Open Russia World brings the message that provincial Russia is not what it was 20 years ago, but is alive and well.

When we look at documentaries about the ex-soviet states we can see that many villages become deserted because of the young people going to find their luck and prosperity in the cities.
For the last decade, Simon Kordonsky has led a group of scholars at Moscow’s Higher School of Economics in investigating what rural Russia is like, why it is now so different from what it was in the past, and why because of these changes Moscow often fails to take it into account in its approach to the country.
Among “the new people” of rural Russia, his team has found, are “those who want to isolate themselves from social contacts and government supervision, dacha owners, people who want to live in harmony with nature, and sectarians.” In many cases, these people are moving into places that have been deserted by their former residents.
The people who left the countryside to make their life in the cities, created spaces where citizens from the busy towns could find some quietness and could find a possibility to come back in unison with nature.

Today it is not any more the state which determines where people have to live, nor what they have to do. People seem to be free to go wherever they want. The state leaves it to them to make individual choices on their own for economic or other reasons.
On the one hand, that has led to an emptying out of the original population in many rural areas.
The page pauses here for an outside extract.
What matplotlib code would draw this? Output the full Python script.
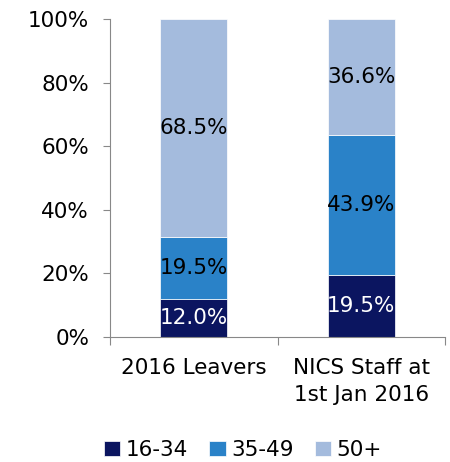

But on the other, it has sparked a move in the other direction with “residents of major cities beginning to move into the provinces,” a situation that is possible because many Russians now have two or three homes, often at opposite ends of the country.
Related to and reinforcing this is the disappearance of traditional settlement forms and the appearance of new communities, which have “intentionally isolated themselves from state supervision.” On the basis of his team’s research, Kordonsky says, “we have come to understand that hidden life is everywhere.”